Während die Öffentlich-Rechtlichen mit ihrer Olympia-Übertragung das Massenpublikum zu bedienen versuchen, setzt man bei Eurosport vor allem auf die wahren Sportfans. Wirklich umfassend informiert wird man dabei allerdings nicht immer.

Bei insgesamt 302 Entscheidungen in 26 verschiedenen Sportarten allen Zuschauern gerecht zu werden, ist auch für die deutschen Fernsehsender nahezu unmöglich. Zu oft laufen bei den Olympischen Spielen Entscheidungen mit Relevanz parallel, sodass vor allem die Öffentlich-Rechtlichen Livestreams in ihrer Mediathek zur Verfügung stellen.
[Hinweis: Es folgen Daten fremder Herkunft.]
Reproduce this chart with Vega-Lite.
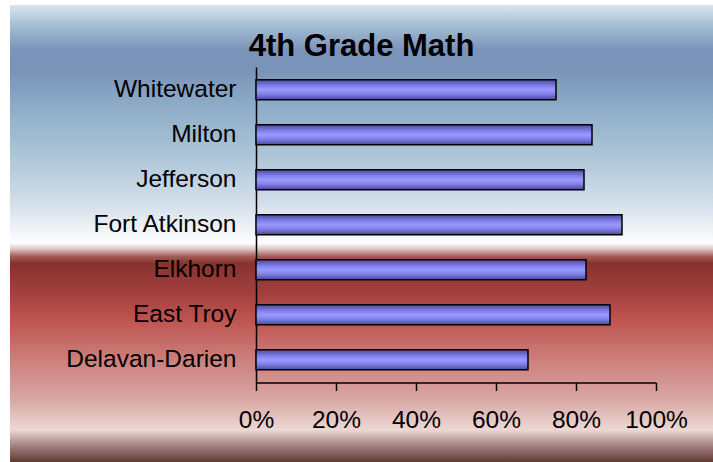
{
  "$schema": "https://vega.github.io/schema/vega-lite/v6.json",
  "width": 703,
  "height": 457,
  "autosize": {"type": "none"},
  "padding": {"left": 10, "top": 5, "right": 0, "bottom": 0},
  "background": "white",
  "view": {
    "stroke": null,
    "fill": {
      "gradient": "linear", "x1": 0, "y1": 0, "x2": 0, "y2": 1,
      "stops": [
        {"offset": 0, "color": "#d9e6f0"},
        {"offset": 0.044, "color": "#a5bfd3"},
        {"offset": 0.098, "color": "#7b94b9"},
        {"offset": 0.142, "color": "#7a93b9"},
        {"offset": 0.208, "color": "#89a8c5"},
        {"offset": 0.317, "color": "#a8c3d5"},
        {"offset": 0.426, "color": "#d0dce8"},
        {"offset": 0.499, "color": "#f2f6f9"},
        {"offset": 0.521, "color": "#fdfeff"},
        {"offset": 0.534, "color": "#ddc6c4"},
        {"offset": 0.55, "color": "#a65c58"},
        {"offset": 0.565, "color": "#87322e"},
        {"offset": 0.624, "color": "#9f3f3c"},
        {"offset": 0.689, "color": "#bf534f"},
        {"offset": 0.755, "color": "#c97571"},
        {"offset": 0.864, "color": "#d8a8a4"},
        {"offset": 0.93, "color": "#ecd8d4"},
        {"offset": 0.958, "color": "#b09090"},
        {"offset": 1, "color": "#603830"}
      ]
    }
  },
  "title": {
    "text": "4th Grade Math",
    "font": "Liberation Sans",
    "fontSize": 31,
    "fontWeight": "bold",
    "color": "black",
    "anchor": "middle",
    "frame": "group",
    "offset": -58
  },
  "data": {
    "values": [
      {"school": "Whitewater", "value": 0.75},
      {"school": "Milton", "value": 0.84},
      {"school": "Jefferson", "value": 0.82},
      {"school": "Fort Atkinson", "value": 0.915},
      {"school": "Elkhorn", "value": 0.825},
      {"school": "East Troy", "value": 0.885},
      {"school": "Delavan-Darien", "value": 0.68}
    ]
  },
  "mark": {
    "type": "bar",
    "stroke": "black",
    "strokeWidth": 1.5,
    "fill": {
      "gradient": "linear", "x1": 0, "y1": 0, "x2": 0, "y2": 1,
      "stops": [
        {"offset": 0, "color": "#4a4a9e"},
        {"offset": 0.3, "color": "#7f7fe6"},
        {"offset": 0.5, "color": "#9999ff"},
        {"offset": 0.7, "color": "#8383ea"},
        {"offset": 1, "color": "#4a4a9e"}
      ]
    }
  },
  "encoding": {
    "y": {
      "field": "school",
      "type": "nominal",
      "sort": ["Whitewater", "Milton", "Jefferson", "Fort Atkinson", "Elkhorn", "East Troy", "Delavan-Darien"],
      "scale": {"range": [62, 377.5], "paddingInner": 0.556, "paddingOuter": 0.283},
      "axis": {
        "title": null,
        "offset": -246,
        "ticks": false,
        "tickSize": 0,
        "domainColor": "black",
        "domainWidth": 1.5,
        "labelFont": "Liberation Sans",
        "labelFontSize": 24.5,
        "labelColor": "black",
        "labelPadding": 20,
        "grid": false
      }
    },
    "x": {
      "field": "value",
      "type": "quantitative",
      "scale": {"domain": [0, 1], "range": [246, 646], "nice": false},
      "axis": {
        "title": null,
        "offset": -79.5,
        "values": [0, 0.2, 0.4, 0.6, 0.8, 1],
        "format": ".0%",
        "domainColor": "black",
        "domainWidth": 1.5,
        "tickColor": "black",
        "tickWidth": 1.5,
        "tickSize": 8,
        "labelFont": "Liberation Sans",
        "labelFontSize": 24.5,
        "labelColor": "black",
        "labelPadding": 18,
        "labelFlush": false,
        "grid": false
      }
    }
  },
  "config": {"view": {"stroke": null}}
}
Wenn diese dann jedoch im Hauptprogramm überhaupt keinen Live-Sport zeigen, sondern stattdessen Sportler, Sportpsychologen oder gar Adelsexperten zu Interviews einladen oder zum zehnten Mal an einem Tag dieselben Zusammenfassungen vergangener Entscheidungen senden, muss man mit harscher Kritik von Sportfans rechnen. Ganz anders sieht die Sendepolitik des vergleichsweise kleinen Senders Eurosport aus - doch auch hier gab es bislang einige Schwächen zu beobachten.

Der Fokus der Sendeanstalt liegt zunächst einmal genau dort, wo ihn der wirklich am Sport interessierte Zuschauer auch haben möchte: Auf Liveübertragungen der Sportveranstaltungen. Dies merkt man alleine schon daran, dass es im Gegensatz zum Ersten und dem ZDF kein Livestudio gibt, welches alleine rund ein Drittel der Sendezeit in Anspruch nimmt. Stattdessen zeigt man die wenigen Interviews, die in die Berichterstattung integriert sind, meist vom jeweiligen Ort des Geschehens. Statt hierfür viel Zeit verstreichen zu lassen, fängt man hier in der Regel kurze, prägnante Aussagen ein, bevor rasch zur nächsten Spielstätte geschaltet wird. Das Format «London Eye» informiert zwei bis drei Mal am Tag - nicht in einer Stunde, wie die Öffentlich-Rechtlichen es bisweilen handhaben - über die wichtigsten Geschehnisse der vergangenen Stunden, zudem gibt es am späteren Abend das halbstündige Magazin «Together to London». Davon abgesehen zeigt man fast nur Sport - und sogar sehr häufig live.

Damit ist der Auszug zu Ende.